2025-07-25 –, Main Room 2
Here we present, LightMatter.jl, a flexible and efficient framework for simulations of nonequilibrium dynamics triggered by light. By leveraging Julia’s powerful metaprogramming capabilities, it dynamically assembles and propagates user-defined scattering equations for different physical processes, offering fine control over accuracy and computational cost. Herein, I present its application in the study of laser-driven electron and phonon equilibration in metals.
Light-matter interactions are fundamental to a wide range of natural and technological processes, from photosynthesis and vision to photovoltaics and photocatalysis. Understanding how light drives matter out of thermodynamic equilibrium and leads to electronic and phononic transport phenomena is crucial for developing efficient optical sensors, nanolithography, and quantum technologies.

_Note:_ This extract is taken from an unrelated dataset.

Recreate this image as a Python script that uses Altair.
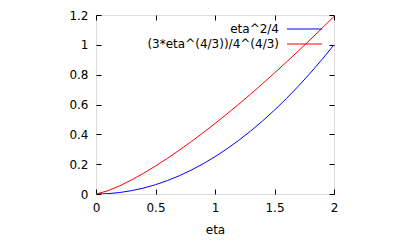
import altair as alt
import pandas as pd

eta = [0.0, 0.1, 0.2, 0.3, 0.4, 0.5, 0.6, 0.7, 0.8, 0.9, 1.0,
       1.1, 1.2, 1.3, 1.4, 1.5, 1.6, 1.7, 1.8, 1.9, 2.0]
blue_vals = [0.0, 0.0025, 0.01, 0.0225, 0.04, 0.0625, 0.09, 0.1225, 0.16, 0.2025, 0.25,
             0.3025, 0.36, 0.4225, 0.49, 0.5625, 0.64, 0.7225, 0.81, 0.9025, 1.0]
red_vals = [0.0, 0.02193, 0.05526, 0.09489, 0.13925, 0.18750, 0.23910, 0.29365, 0.35091, 0.41055, 0.47247,
            0.53650, 0.60249, 0.67033, 0.73996, 0.81127, 0.88416, 0.95860, 1.03448, 1.11180, 1.19055]
series_names = ["eta^2/4", "(3*eta^(4/3))/4^(4/3)"]
series_colors = ["#0000ff", "#ff0000"]
x_ticks = [0, 0.5, 1, 1.5, 2]
y_ticks = [0, 0.2, 0.4, 0.6, 0.8, 1, 1.2]

rows = []
for e, b, r in zip(eta, blue_vals, red_vals):
    rows.append({"eta": e, "value": b, "series": series_names[0]})
    rows.append({"eta": e, "value": r, "series": series_names[1]})
df = pd.DataFrame(rows)

FONT = "DejaVu Sans"
xs = alt.Scale(domain=[0, 2], nice=False, zero=False)
ys = alt.Scale(domain=[0, 1.2], nice=False, zero=False)
cs = alt.Scale(domain=series_names, range=series_colors)

def tick_axis(orient):
    return alt.Axis(orient=orient, values=x_ticks if orient in ("bottom", "top") else y_ticks,
                    labels=False, domain=False, ticks=True, tickSize=5, offset=-5,
                    tickColor="#000000", tickWidth=1, grid=False, title=None)

base = alt.Chart(df)

main = base.mark_line(strokeWidth=1, clip=True).encode(
    x=alt.X("eta:Q", scale=xs, title="eta",
            axis=alt.Axis(orient="bottom", values=x_ticks, ticks=False, domain=False,
                          labelPadding=8, labelFontSize=12, labelFont=FONT, labelColor="#000",
                          titleFont=FONT, titleFontSize=12, titleFontWeight="normal",
                          titlePadding=11, titleColor="#000", grid=False,
                          labelFlush=False, labelOverlap=False, format="~g")),
    y=alt.Y("value:Q", scale=ys, title=None,
            axis=alt.Axis(orient="left", values=y_ticks, ticks=False, domain=False,
                          labelPadding=8, labelFontSize=12, labelFont=FONT, labelColor="#000",
                          grid=False, labelFlush=False, labelOverlap=False, format="~g")),
    color=alt.Color("series:N", scale=cs, legend=None),
    detail="series:N",
)

ticks1 = base.mark_line(opacity=0).encode(
    x=alt.X("eta:Q", scale=xs, axis=tick_axis("bottom")),
    y=alt.Y("value:Q", scale=ys, axis=tick_axis("left")),
    detail="series:N",
)
ticks2 = base.mark_line(opacity=0).encode(
    x=alt.X("eta:Q", scale=xs, axis=tick_axis("top")),
    y=alt.Y("value:Q", scale=ys, axis=tick_axis("right")),
    detail="series:N",
)

leg_df = pd.DataFrame({"series": series_names})
leg_y = [14, 29]
legend_layers = []
for name, col, yy in zip(series_names, series_colors, leg_y):
    d = leg_df[leg_df["series"] == name]
    legend_layers.append(
        alt.Chart(d).mark_text(align="right", baseline="middle", font=FONT, fontSize=12,
                               color="#000").encode(
            text="series:N", x=alt.value(183), y=alt.value(yy))
    )
    legend_layers.append(
        alt.Chart(d).mark_rule(color=col, strokeWidth=1).encode(
            x=alt.value(191), x2=alt.value(226), y=alt.value(yy))
    )

chart = alt.layer(main, ticks1, ticks2, *legend_layers).resolve_axis(
    x="independent", y="independent"
).properties(
    width=238, height=179,
    autosize=alt.AutoSizeParams(type="none"),
    padding={"left": 88, "top": 7, "right": 60, "bottom": 42},
).configure_view(stroke="#000000", strokeWidth=1).configure(background="white")

chart.save("out.html", embed_options={"renderer": "svg", "actions": False})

These interactions govern key phenomena such as plasmonic excitations, energy transfer, and non-radiative relaxation, all of which play a critical role in spectroscopy, materials science, and nanophotonics.
LightMatter.jl provides a framework for the simulation of the time-dependent evolution of the electronic energy distribution due to laser excitation in metals. The aim of the package is to enable users to design simulations that capture the physics of interest to their required level of theory. LightMatter.jl uses metaprogramming within Julia to construct a custom coupled set of ordinary differential equations which can then be propagated using DiffEq.jl. The metaprogramming also enables users to develop their own methodologies by exchanging components of the expression that describe different physical phenomena for custom functions or approximations.
Currently the package contains capabilities to perform energy-resolved Boltzmann equations (B. Y. Mueller & B. Rethfeld, Phys. Rev. B 2013) , the Two-Temperature Model (S. I. Anisimov et al., Sov. Phys. JETP 1974), the Athermal Electron Model, and time-dependent Schrödinger equation (TDSE) for a given Hamiltonian in the dipole approximation. The package is designed in such a way that components of the theories such as lifetimes, parameters and matrix elements can easily be implemented and tested while accessing all the other features.
I am a 2nd year PhD student working within Prof Maurer's group. We specialize in non-adiabatic quantum chemistry with a focus on surface and light-driven chemistry. My personal interests are focussed on the light-matter interactions and how light is harvested by materials to then be converted to useful chemical energy.